# start of COLLECTED DATA

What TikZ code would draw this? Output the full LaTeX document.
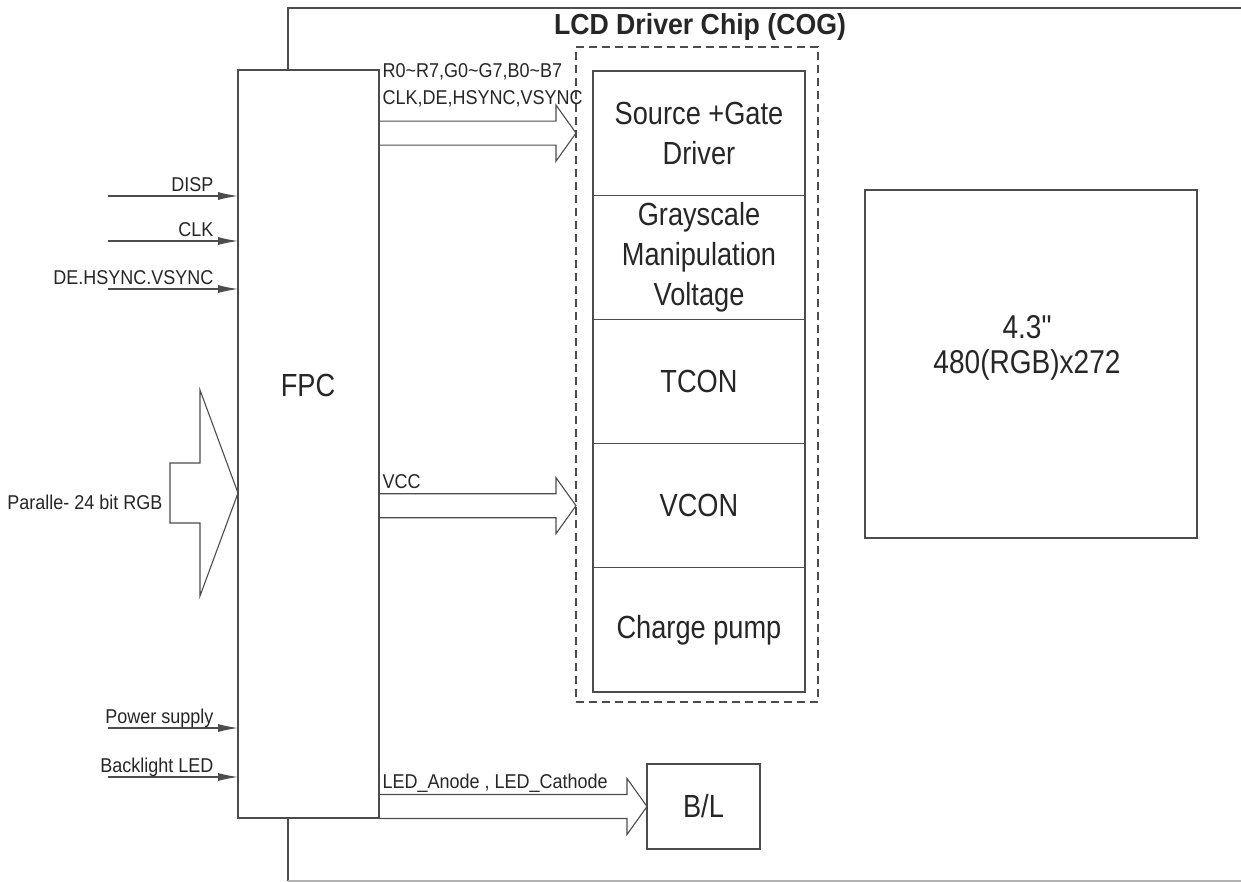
\documentclass[tikz,border=0pt]{standalone}
\usepackage{fontspec}
\setmainfont{Liberation Sans}
\newfontfamily\sigfont[FakeStretch=0.9]{Liberation Sans}
\newfontfamily\blkfont[FakeStretch=0.85]{Liberation Sans}
\newfontfamily\ttlfont[FakeStretch=0.92]{Liberation Sans}
\usetikzlibrary{arrows.meta, positioning, calc}

\begin{document}
\begin{tikzpicture}[x=1pt,y=-1pt,>={Latex[length=20pt,width=8pt]},
                line width=1.1pt,color=black!70,every node/.append style={text=black!85},
                box node/.style={rectangle,draw,fill=white,inner sep=0pt,outer sep=0pt},
                block node/.style={box node,minimum width=212pt,minimum height=124.2pt,
                  align=center,font=\blkfont\fontsize{32}{40}\selectfont},
                big text/.style={align=center,inner sep=0pt,font=\blkfont\fontsize{32}{36}\selectfont},
                sig label/.style={anchor=base east,inner sep=0pt,font=\sigfont\fontsize{20}{24}\selectfont},
                bus label/.style={anchor=base west,inner sep=0pt,font=\sigfont\fontsize{20}{24}\selectfont}]

  \useasboundingbox (0,0) rectangle (1241,882);

  % glass outline
  \draw (1241,8) -| (288,881);
  \draw[black!30] (288,881) -- (1241,881);
  \node[anchor=base,inner sep=0pt,font=\ttlfont\bfseries\fontsize{29}{34}\selectfont]
    (title) at (700,35) {LCD Driver Chip (COG)};

  % FPC
  \node[box node,minimum width=141pt,minimum height=748pt] (fpc) at (308.5,444) {};
  \node[big text] (fpclbl) at (308,385) {FPC};

  % driver chip
  \node[box node,fill=none,dash pattern=on 8pt off 5pt,minimum width=242pt,
    minimum height=655pt] (cog) at (697,374.5) {};
  \node[block node] (src) at (699,133.1) {Source +Gate\\Driver};
  \node[block node,below=0pt of src] (gsv) {Grayscale\\Manipulation\\Voltage};
  \node[block node,below=0pt of gsv] (tcon) {TCON};
  \node[block node,below=0pt of tcon] (vcon) {VCON};
  \node[block node,below=0pt of vcon] (cp) {Charge pump};

  % panel and backlight
  \node[box node,minimum width=332pt,minimum height=348pt] (lcd) at (1031,364) {};
  \node[big text,font=\blkfont\fontsize{33}{35}\selectfont] (lcdtxt)
    at ([xshift=-4pt,yshift=16pt]lcd.center) {4.3"\\480(RGB)x272};
  \node[box node,big text,minimum width=113pt,minimum height=85pt] (bl) at (703.5,806.5) {B/L};

  % inputs
  \coordinate (disp) at (108,196);
  \coordinate (clk) at (108,241);
  \coordinate (sync) at (108,289);
  \coordinate (pwr) at (108,728);
  \coordinate (led) at (108,777);
  \draw[->] (disp) -- (disp -| fpc.west) node[sig label,xshift=-24pt,yshift=4pt] {DISP};
  \draw[->] (clk) -- (clk -| fpc.west) node[sig label,xshift=-24pt,yshift=4pt] {CLK};
  \draw[->] (sync) -- (sync -| fpc.west) node[sig label,xshift=-24pt,yshift=4pt] {DE.HSYNC.VSYNC};
  \draw[->] (pwr) -- (pwr -| fpc.west) node[sig label,xshift=-24pt,yshift=5pt] {Power supply};
  \draw[->] (led) -- (led -| fpc.west) node[sig label,xshift=-24pt,yshift=5pt] {Backlight LED};

  % RGB bus into FPC
  \coordinate (rgbtip) at (fpc.west |- 0,493);
  \draw (rgbtip) -- ++(-38,-103) -- ++(0,73) -- ++(-30,0) -- ++(0,60) -- ++(30,0)
    -- ++(0,73) -- cycle;
  \node[sig label,anchor=east] (rgblbl) at (163,502) {Paralle- 24 bit RGB};

  % buses out of FPC
  \coordinate (bustip) at (cog.west |- src.center);
  \draw ($(fpc.east |- bustip)+(0,-12)$) -- ($(bustip)+(-20,-12)$) -- ++(0,-16) -- (bustip)
    -- ++(-20,28) -- ++(0,-16) -- ($(fpc.east |- bustip)+(0,12)$);
  \node[bus label] (buslbl1) at (382,78) {R0\textasciitilde R7,G0\textasciitilde G7,B0\textasciitilde B7};
  \node[bus label] (buslbl2) at (382,105) {CLK,DE,HSYNC,VSYNC};

  \coordinate (vcctip) at (cog.west |- vcon.center);
  \draw ($(fpc.east |- vcctip)+(0,-12)$) -- ($(vcctip)+(-20,-12)$) -- ++(0,-16) -- (vcctip)
    -- ++(-20,28) -- ++(0,-16) -- ($(fpc.east |- vcctip)+(0,12)$);
  \node[bus label] (vcclbl) at (382,488) {VCC};

  \coordinate (bltip) at (bl.west);
  \draw ($(fpc.east |- bltip)+(0,-12)$) -- ($(bltip)+(-20,-12)$) -- ++(0,-16) -- (bltip)
    -- ++(-20,28) -- ++(0,-16) -- ($(fpc.east |- bltip)+(0,12)$);
  \node[bus label] (bllbl) at (382,788) {LED\_Anode , LED\_Cathode};
\end{tikzpicture}
\end{document}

# end of COLLECTED DATA

From the first line above through the line containing "node,below=0pt of vcon]", copy everything exactly, without the pictures.

_OUTPUT OF THE TASK:_
What TikZ code would draw this? Output the full LaTeX document.
\documentclass[tikz,border=0pt]{standalone}
\usepackage{fontspec}
\setmainfont{Liberation Sans}
\newfontfamily\sigfont[FakeStretch=0.9]{Liberation Sans}
\newfontfamily\blkfont[FakeStretch=0.85]{Liberation Sans}
\newfontfamily\ttlfont[FakeStretch=0.92]{Liberation Sans}
\usetikzlibrary{arrows.meta, positioning, calc}

\begin{document}
\begin{tikzpicture}[x=1pt,y=-1pt,>={Latex[length=20pt,width=8pt]},
                line width=1.1pt,color=black!70,every node/.append style={text=black!85},
                box node/.style={rectangle,draw,fill=white,inner sep=0pt,outer sep=0pt},
                block node/.style={box node,minimum width=212pt,minimum height=124.2pt,
                  align=center,font=\blkfont\fontsize{32}{40}\selectfont},
                big text/.style={align=center,inner sep=0pt,font=\blkfont\fontsize{32}{36}\selectfont},
                sig label/.style={anchor=base east,inner sep=0pt,font=\sigfont\fontsize{20}{24}\selectfont},
                bus label/.style={anchor=base west,inner sep=0pt,font=\sigfont\fontsize{20}{24}\selectfont}]

  \useasboundingbox (0,0) rectangle (1241,882);

  % glass outline
  \draw (1241,8) -| (288,881);
  \draw[black!30] (288,881) -- (1241,881);
  \node[anchor=base,inner sep=0pt,font=\ttlfont\bfseries\fontsize{29}{34}\selectfont]
    (title) at (700,35) {LCD Driver Chip (COG)};

  % FPC
  \node[box node,minimum width=141pt,minimum height=748pt] (fpc) at (308.5,444) {};
  \node[big text] (fpclbl) at (308,385) {FPC};

  % driver chip
  \node[box node,fill=none,dash pattern=on 8pt off 5pt,minimum width=242pt,
    minimum height=655pt] (cog) at (697,374.5) {};
  \node[block node] (src) at (699,133.1) {Source +Gate\\Driver};
  \node[block node,below=0pt of src] (gsv) {Grayscale\\Manipulation\\Voltage};
  \node[block node,below=0pt of gsv] (tcon) {TCON};
  \node[block node,below=0pt of tcon] (vcon) {VCON};
  \node[block node,below=0pt of vcon] (cp) {Charge pump};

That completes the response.